October is going to be another month with only a little time to read, but I am starting what time there is with Orhan Pamuk’s Snow

Drones and fantasy literature

In one of the opening scenes of The Empire Strikes Back, Han Solo and Chebacca confront a machine with a glowing red eye and multiple, tentacle-like arms. Like a metallic jellyfish, it floats above the icy surface of Hoth, taking readings and observing. It fires at Han, but as soon as it is hit, it self-destructs rather than fall into rebel hands because it has been reporting information back to Darth Vader’s fleet–information used to discover the Rebel base and lead the in Imperial Fleet in pursuit of Luke, Leia, Han, and company.

The probe droid has a sinister look and with good reason. It is the embodiment of state power extended. The state is watching the citizen, even in that desolate wasteland. Big Brother was in the home and this is not that, but, in the (heavy handed) Star Wars universe, the remote state surveillance can summon Star Destroyers.

Nor is Star Wars along. One fantasy trope is that the “bad guys” use carrion feeders or other suspect animals (crows, rats, snakes, etc) to remotely spy on the heroes and normal people. Sometimes there is immediate feedback, sometimes they have to report. Sometimes the good guys make a point of killing those animals whenever they appear, sometimes hiding is a more reasonable option. The common threat is that the bad guys are watching in a way the good guys cannot replicate.
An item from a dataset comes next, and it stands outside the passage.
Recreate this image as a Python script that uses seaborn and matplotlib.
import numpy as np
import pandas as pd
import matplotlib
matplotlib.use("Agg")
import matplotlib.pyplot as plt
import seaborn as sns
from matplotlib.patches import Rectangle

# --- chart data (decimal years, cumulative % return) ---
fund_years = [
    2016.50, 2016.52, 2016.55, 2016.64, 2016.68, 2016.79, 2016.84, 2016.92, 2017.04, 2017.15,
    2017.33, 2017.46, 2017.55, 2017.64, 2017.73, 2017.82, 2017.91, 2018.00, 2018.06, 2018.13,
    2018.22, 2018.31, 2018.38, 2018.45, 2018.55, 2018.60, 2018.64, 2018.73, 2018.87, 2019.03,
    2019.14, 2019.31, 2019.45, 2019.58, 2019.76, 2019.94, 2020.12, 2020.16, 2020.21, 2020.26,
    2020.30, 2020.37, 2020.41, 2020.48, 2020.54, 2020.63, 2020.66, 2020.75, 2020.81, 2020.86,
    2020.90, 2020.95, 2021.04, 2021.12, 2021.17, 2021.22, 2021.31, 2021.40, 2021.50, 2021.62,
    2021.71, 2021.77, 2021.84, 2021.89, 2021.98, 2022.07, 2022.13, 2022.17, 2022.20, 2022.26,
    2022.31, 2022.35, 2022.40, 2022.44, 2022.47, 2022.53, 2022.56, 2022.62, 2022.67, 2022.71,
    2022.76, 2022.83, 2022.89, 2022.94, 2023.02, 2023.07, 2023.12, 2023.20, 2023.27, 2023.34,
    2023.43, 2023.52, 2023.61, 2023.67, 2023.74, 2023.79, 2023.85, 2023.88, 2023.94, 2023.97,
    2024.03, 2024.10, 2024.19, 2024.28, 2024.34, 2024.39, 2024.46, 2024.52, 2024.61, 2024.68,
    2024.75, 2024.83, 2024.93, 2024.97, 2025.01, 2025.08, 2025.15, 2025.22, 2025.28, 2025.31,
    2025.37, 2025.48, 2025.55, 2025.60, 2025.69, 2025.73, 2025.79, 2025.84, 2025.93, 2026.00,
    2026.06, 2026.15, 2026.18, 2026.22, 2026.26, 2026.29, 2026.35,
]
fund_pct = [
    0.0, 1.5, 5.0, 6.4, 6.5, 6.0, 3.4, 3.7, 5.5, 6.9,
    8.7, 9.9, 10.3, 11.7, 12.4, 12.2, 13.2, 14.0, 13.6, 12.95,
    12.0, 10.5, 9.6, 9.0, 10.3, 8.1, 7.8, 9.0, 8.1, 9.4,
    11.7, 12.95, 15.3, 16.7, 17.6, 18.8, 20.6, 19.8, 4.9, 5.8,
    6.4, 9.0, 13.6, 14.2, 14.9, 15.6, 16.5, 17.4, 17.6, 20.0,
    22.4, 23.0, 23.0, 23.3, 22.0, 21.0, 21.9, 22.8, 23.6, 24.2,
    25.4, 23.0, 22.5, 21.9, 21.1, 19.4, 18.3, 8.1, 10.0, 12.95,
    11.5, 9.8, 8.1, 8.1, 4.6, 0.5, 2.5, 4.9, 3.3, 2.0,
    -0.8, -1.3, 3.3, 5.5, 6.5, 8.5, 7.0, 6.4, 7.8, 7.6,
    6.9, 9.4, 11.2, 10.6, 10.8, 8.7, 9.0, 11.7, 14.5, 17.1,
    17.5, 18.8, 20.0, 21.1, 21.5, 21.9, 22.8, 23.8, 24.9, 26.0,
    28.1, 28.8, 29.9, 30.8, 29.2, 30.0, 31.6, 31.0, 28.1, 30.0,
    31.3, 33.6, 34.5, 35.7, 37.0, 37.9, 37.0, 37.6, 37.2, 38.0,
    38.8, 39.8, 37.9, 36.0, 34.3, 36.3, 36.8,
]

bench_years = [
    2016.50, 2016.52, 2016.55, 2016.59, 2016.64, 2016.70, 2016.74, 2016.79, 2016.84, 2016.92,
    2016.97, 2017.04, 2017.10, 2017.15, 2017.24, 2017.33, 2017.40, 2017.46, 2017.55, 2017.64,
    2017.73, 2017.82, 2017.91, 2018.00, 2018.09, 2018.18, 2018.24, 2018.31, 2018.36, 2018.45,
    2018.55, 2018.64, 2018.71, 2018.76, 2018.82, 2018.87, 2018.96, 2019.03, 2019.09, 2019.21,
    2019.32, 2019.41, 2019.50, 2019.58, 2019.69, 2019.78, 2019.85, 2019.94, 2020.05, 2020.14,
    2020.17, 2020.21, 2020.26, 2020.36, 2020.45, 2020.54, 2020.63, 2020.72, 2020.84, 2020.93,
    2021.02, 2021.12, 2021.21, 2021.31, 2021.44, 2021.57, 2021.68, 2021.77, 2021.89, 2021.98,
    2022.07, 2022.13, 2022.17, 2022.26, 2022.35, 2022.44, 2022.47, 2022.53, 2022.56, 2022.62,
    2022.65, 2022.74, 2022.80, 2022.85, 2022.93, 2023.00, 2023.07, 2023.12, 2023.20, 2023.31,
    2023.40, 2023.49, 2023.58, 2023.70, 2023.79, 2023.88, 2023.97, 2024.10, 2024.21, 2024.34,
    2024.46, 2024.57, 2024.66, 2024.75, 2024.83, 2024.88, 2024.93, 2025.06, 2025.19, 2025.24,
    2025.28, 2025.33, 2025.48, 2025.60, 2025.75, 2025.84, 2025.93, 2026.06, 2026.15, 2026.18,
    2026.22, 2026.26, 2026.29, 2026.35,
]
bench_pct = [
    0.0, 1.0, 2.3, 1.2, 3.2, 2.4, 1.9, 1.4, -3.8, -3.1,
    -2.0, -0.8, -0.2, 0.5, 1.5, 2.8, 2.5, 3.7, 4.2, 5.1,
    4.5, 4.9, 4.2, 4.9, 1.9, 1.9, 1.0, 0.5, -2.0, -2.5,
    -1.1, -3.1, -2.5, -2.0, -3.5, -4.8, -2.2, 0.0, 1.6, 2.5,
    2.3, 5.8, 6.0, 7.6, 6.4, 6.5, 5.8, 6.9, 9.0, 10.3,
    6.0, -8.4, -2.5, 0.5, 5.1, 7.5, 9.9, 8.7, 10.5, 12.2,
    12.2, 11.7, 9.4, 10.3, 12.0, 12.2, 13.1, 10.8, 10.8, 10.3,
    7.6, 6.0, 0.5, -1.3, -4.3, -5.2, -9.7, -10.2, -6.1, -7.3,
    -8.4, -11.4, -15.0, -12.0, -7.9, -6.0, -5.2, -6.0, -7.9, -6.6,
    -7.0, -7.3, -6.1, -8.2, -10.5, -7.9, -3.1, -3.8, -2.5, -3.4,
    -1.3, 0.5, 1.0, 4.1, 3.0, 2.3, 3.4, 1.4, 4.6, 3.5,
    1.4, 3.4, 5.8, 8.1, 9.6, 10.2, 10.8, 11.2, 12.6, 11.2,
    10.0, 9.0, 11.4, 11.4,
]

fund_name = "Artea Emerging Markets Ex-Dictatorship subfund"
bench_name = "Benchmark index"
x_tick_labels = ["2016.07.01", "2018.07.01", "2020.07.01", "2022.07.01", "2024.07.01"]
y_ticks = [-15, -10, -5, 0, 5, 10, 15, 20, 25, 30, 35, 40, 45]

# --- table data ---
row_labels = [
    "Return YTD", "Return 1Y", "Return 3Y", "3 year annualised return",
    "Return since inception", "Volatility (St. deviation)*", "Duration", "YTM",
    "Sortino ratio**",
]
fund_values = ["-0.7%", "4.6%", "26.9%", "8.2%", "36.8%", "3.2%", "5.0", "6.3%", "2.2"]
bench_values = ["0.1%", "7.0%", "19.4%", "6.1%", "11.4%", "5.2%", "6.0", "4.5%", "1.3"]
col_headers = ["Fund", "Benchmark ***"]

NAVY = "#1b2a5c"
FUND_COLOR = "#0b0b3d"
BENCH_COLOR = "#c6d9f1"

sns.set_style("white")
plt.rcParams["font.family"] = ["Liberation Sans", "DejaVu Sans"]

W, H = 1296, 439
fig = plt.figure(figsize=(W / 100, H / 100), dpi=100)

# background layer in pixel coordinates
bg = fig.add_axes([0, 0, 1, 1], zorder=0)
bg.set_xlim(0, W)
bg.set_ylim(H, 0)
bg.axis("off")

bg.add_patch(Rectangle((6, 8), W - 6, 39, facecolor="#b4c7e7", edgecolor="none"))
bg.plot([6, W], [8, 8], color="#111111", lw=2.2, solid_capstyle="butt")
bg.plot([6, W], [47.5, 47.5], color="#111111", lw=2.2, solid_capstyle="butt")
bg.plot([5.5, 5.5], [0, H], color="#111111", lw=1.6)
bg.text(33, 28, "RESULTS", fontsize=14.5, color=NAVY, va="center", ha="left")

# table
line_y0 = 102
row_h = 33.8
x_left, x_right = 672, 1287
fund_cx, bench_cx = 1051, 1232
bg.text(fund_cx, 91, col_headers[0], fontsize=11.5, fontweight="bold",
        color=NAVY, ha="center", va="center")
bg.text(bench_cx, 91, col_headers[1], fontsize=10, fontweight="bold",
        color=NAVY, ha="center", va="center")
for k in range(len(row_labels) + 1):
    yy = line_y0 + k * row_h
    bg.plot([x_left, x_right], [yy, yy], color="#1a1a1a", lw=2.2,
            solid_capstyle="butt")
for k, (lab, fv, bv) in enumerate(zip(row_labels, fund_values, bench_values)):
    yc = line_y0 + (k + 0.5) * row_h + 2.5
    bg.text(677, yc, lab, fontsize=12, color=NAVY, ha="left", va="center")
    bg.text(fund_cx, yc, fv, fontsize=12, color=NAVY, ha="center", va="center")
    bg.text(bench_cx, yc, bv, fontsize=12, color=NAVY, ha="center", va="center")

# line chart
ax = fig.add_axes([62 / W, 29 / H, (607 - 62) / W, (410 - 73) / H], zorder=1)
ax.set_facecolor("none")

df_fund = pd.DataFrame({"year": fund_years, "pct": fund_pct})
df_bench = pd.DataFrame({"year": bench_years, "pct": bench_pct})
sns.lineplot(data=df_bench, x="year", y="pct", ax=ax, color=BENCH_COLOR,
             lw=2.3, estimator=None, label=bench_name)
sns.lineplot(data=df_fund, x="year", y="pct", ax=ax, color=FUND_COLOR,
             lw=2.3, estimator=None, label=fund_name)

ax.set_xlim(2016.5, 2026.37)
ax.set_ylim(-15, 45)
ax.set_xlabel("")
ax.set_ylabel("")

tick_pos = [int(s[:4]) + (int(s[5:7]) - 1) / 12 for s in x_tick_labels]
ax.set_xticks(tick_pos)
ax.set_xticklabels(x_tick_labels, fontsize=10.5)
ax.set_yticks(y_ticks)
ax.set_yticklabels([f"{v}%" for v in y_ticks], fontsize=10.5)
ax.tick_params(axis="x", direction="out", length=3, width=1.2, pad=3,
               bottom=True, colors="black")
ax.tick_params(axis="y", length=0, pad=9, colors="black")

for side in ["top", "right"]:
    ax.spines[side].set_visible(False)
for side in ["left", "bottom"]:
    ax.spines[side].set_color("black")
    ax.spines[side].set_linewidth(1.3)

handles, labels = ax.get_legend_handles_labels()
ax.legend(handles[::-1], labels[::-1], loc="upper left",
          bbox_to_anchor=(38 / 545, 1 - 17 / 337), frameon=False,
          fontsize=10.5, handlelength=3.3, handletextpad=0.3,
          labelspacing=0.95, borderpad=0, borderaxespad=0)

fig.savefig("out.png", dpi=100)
Last week on “Studio 360,” the radio show on PRI that I listen to on podcast, one of the segments was a discussion about drones. It was well worth a listen, [1] but several segments stood out, an artist designing clothing that hides the heat signatures picked up by drones,an interview with people who saw drones in action on the Mexican border nearly a decade ago, and an interview with a former pilot who is now a doctor of engineering. The last suggested that one reason drones live on in the movies and the imagination beyond something like PRISM is the drones–whether in actual shape or looking like the probe droid from Star Wars–are something that people can conceptualize. In this way drones are similar to Big Brother. One doesn’t actually need to comprehend what is going on in order to be taken by the sinister implications.

What struck me was the way in which the popular conception of drones, including the function of the drones and the alignment of the faceless government that dispatches the drones, seems to mirror not just the Empire with its malignant government, but also more traditional embodiments of evil in e.g. Lord of the Rings or The Wheel of Time. These fantasy tropes pre-date drones, although even there the trope is not necessarily novel. The two trends also overlap in movies and television where the scrappy hero is chased by government agencies or people hijacking government property.

I suspect there is an underlying human discontent with being observed, particularly by groups of beings that are out of reach and potentially malevolent. This natural reaction, with the inhuman remoteness of drones and the right to privacy as currently understood in the US constitution mesh to make several simultaneous negative reactions to drones. Drones are also active in a way that PRISM may not been seen to be. The issue at hand is that while drones themselves may be a relatively recent addition to the US arsenal the concept is not new and the use of drones for surveillance against a population puts the government on the wrong side of a lengthy tradition in the popular imagination.

[1] As were the interview with Linda Ronstadt and discussion of Walt Whitman.